KidZania’s direct consumer is between the ages of 4 and 14. “They don’t drive and they don’t have expendable dollars,” Knoop says. “What they have is a guardian, an adult, a person who’s coming with disposable income.”
He adds that during their first visit, parents or guardians will often stay with their children at the KidZania center, but the next time they’re likely to drop them off at the highly secured facility and allow them to explore on their own. Kids typically stay around four hours.
Meanwhile, the adult is likely going to spend those hours at the mall.

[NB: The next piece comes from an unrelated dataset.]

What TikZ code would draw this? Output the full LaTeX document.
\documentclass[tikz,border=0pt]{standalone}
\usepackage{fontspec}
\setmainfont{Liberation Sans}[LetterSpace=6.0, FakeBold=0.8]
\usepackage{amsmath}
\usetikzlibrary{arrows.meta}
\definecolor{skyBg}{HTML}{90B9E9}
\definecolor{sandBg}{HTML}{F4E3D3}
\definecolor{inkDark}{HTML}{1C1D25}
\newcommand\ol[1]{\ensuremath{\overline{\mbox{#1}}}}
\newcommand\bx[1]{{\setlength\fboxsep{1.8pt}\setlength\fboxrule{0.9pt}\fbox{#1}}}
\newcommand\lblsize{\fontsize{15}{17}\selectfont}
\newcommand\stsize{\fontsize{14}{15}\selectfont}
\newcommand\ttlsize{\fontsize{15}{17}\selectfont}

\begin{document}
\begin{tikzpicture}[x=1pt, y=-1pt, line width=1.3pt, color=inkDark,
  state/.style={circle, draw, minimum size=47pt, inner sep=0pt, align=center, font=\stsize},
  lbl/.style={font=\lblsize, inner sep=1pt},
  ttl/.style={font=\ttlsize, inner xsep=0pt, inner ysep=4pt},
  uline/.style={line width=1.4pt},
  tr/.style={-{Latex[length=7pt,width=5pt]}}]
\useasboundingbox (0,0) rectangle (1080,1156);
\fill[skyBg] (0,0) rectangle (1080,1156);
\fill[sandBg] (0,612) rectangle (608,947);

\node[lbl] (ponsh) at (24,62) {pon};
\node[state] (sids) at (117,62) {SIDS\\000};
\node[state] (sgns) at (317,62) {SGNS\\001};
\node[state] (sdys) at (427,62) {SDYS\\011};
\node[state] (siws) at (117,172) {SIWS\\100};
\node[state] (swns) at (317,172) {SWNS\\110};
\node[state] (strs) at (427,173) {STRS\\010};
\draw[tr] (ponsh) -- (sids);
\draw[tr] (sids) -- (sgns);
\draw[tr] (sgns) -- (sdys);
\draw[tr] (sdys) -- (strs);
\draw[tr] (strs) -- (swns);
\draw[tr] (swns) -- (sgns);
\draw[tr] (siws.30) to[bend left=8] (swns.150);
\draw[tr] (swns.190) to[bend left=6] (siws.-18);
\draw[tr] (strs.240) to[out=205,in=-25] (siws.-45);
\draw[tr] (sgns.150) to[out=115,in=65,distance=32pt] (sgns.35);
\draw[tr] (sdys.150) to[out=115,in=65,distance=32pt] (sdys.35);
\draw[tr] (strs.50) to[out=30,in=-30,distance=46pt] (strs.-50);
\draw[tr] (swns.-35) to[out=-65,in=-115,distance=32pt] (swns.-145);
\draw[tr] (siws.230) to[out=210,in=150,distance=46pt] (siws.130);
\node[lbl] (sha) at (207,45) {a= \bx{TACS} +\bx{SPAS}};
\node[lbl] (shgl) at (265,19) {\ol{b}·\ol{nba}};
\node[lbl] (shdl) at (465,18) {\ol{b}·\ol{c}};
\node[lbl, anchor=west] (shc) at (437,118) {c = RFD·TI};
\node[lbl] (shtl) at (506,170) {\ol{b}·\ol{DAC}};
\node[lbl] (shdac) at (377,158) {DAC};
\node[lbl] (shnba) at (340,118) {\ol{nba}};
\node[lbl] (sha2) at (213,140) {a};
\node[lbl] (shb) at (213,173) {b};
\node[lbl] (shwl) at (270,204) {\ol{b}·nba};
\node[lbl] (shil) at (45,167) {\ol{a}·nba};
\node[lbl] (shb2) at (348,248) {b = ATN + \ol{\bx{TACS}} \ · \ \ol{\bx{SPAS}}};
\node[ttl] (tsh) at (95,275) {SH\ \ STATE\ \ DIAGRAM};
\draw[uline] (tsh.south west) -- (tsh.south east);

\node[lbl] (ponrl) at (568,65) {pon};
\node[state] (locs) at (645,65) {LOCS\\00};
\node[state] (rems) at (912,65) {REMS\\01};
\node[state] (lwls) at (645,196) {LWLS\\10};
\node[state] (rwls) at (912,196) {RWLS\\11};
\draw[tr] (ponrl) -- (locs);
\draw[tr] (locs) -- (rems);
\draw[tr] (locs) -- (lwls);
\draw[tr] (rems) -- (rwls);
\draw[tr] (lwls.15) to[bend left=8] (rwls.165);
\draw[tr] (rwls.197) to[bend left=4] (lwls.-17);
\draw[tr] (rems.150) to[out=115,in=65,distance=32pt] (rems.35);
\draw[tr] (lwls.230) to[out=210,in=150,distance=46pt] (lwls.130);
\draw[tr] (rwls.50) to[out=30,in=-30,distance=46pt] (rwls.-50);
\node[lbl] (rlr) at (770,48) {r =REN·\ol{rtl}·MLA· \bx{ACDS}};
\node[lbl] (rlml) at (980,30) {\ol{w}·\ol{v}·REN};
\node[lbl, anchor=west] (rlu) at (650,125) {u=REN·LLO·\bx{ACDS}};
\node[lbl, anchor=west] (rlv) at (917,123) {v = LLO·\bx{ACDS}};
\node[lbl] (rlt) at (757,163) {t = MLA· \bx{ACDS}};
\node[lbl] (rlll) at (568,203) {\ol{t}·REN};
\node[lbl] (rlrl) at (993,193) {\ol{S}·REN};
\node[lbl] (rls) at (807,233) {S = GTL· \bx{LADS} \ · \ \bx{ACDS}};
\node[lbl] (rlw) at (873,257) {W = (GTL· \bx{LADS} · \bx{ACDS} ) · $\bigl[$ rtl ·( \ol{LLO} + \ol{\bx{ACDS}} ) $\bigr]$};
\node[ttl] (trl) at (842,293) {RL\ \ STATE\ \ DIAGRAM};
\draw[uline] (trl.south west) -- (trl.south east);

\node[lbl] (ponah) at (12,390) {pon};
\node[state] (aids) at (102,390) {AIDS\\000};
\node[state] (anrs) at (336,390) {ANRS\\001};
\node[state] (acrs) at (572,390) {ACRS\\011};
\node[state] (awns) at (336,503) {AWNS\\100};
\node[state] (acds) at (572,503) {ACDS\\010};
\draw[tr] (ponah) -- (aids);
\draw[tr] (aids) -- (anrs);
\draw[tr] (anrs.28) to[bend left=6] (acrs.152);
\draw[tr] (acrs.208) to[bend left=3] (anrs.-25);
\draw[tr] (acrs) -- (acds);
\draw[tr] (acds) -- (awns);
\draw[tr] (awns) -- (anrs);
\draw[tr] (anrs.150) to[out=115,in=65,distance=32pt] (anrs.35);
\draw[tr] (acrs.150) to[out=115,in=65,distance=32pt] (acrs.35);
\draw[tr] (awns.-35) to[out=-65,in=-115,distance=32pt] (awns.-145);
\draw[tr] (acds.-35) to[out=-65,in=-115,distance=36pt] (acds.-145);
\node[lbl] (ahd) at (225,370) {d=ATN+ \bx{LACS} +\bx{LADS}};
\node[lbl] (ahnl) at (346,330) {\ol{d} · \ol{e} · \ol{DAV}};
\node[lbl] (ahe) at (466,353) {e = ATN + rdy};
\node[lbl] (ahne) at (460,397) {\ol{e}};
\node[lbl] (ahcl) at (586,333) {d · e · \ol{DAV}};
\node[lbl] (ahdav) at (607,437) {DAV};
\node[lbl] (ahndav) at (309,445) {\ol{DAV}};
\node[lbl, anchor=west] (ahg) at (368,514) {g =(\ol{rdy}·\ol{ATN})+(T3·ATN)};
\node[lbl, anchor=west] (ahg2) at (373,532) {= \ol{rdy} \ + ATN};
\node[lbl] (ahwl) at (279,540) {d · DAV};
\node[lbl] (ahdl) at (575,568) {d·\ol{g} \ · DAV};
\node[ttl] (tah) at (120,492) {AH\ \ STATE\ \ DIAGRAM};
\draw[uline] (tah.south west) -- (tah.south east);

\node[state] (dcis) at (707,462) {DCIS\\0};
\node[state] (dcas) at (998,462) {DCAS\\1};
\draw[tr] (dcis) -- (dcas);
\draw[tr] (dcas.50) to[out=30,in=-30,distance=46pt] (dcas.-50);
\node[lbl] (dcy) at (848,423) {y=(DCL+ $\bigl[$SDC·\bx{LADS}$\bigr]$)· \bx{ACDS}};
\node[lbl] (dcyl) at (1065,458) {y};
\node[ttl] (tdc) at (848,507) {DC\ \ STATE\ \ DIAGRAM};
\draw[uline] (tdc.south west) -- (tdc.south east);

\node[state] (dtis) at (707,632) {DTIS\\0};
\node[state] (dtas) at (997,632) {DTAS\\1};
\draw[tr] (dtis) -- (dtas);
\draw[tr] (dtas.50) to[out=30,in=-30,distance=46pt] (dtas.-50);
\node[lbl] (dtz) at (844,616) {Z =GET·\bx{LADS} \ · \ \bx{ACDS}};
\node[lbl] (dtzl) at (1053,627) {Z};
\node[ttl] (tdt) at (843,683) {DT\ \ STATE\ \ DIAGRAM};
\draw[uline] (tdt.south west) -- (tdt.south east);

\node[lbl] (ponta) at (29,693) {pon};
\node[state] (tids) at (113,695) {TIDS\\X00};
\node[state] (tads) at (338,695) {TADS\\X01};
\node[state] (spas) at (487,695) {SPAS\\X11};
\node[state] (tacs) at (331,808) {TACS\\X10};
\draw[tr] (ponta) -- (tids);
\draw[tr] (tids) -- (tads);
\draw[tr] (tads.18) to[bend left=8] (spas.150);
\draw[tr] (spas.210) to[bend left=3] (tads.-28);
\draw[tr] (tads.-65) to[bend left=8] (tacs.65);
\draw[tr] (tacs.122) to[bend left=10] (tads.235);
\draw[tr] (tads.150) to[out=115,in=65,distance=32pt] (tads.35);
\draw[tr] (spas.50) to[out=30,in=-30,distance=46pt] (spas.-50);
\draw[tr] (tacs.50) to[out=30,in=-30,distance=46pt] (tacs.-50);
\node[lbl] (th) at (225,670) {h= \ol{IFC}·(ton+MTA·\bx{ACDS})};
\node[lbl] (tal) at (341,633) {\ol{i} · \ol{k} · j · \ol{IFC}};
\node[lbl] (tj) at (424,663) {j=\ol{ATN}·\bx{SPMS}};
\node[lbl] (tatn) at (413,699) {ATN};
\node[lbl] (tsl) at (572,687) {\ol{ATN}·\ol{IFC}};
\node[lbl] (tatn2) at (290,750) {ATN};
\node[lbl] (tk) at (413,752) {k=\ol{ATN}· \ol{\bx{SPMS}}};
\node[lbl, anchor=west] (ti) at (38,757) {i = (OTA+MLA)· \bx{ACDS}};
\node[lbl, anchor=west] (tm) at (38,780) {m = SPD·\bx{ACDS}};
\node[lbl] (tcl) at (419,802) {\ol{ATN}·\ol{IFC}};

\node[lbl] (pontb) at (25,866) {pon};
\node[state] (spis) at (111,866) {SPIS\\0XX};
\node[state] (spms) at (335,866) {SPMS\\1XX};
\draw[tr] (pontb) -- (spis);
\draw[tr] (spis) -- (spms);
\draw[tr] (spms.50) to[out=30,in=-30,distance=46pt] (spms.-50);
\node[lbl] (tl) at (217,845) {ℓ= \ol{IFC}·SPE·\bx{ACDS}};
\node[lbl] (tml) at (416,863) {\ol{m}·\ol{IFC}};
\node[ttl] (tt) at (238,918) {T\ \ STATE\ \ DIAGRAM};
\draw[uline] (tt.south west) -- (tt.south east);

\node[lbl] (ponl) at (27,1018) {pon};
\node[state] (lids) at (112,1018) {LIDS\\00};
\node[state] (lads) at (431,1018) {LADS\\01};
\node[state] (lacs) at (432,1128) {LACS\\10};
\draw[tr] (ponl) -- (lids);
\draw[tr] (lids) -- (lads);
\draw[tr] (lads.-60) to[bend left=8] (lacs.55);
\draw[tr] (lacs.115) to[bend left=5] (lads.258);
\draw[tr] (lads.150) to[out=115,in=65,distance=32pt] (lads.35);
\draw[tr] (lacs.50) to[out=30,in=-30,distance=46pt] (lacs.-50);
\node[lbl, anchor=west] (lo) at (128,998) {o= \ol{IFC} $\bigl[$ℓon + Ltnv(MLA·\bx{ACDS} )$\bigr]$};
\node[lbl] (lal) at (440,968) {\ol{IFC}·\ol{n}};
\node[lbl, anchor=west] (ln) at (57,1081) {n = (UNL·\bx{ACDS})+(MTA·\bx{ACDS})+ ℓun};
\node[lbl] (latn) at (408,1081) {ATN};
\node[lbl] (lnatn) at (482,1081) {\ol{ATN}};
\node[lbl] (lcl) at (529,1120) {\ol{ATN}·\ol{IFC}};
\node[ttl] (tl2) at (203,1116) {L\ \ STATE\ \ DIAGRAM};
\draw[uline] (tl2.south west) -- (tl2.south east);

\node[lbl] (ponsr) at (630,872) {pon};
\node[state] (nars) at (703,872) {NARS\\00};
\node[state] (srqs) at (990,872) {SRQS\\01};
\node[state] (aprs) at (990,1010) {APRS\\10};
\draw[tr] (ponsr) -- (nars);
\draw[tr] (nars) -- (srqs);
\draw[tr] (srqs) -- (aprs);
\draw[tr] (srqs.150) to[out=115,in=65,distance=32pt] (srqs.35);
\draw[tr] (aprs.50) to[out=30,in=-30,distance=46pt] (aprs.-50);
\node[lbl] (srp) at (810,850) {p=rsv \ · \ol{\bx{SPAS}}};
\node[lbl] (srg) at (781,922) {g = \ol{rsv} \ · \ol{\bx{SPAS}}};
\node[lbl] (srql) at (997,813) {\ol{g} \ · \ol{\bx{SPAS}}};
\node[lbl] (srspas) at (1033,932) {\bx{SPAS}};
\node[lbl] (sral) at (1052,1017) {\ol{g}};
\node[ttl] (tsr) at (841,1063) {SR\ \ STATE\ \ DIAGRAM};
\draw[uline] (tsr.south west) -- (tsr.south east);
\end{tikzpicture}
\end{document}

“Therefore, the halo effect is proven in the case of KidZania in that we’re bringing disposal income in and without the burden of additional cars and without the distractions of children tagging at the hip side of the disposable income spenders,” he says. “Now that adult can do what they want, and they can fuel the percentage sales, the in-line sales and the traffic throughout the mall. It ends up being a very unique, positive type of economic stimulator and it has been proven. We’ve been doing this for 20 years.”
Why the U.S. expansion now?
There were previously some very specific barriers to entry as it related to the U.S., one of which was the cost of real estate, Knoop says. “And that, in today’s softer market and with repurposing of malls has been mitigated,” he adds.
Other barriers have been the high cost of U.S. labor and construction. However, he points out that many landlords are chipping in.
“Landlords have been paying the cost to deliver the warm shell, plus conditions for us,” Knoop says. That means they’re making some contribution to KidZania’s interior improvement costs.
The rationale behind that for landlords, according to Knoop, is the amount of traffic that KidZania is expected to generate.
Bialow is also seeing landlords help pay for some tenant improvements.
“We’re getting landlords to offer pretty significant contributions to help offset the leasehold improvement costs for larger tenants,” he says. “It’s a way to incentivize. There are not a lot of larger tenants doing deals out there, and if the investment could be somewhat taken on by the landlord, it really helps from a tenant’s perspective to look at some of these deals.”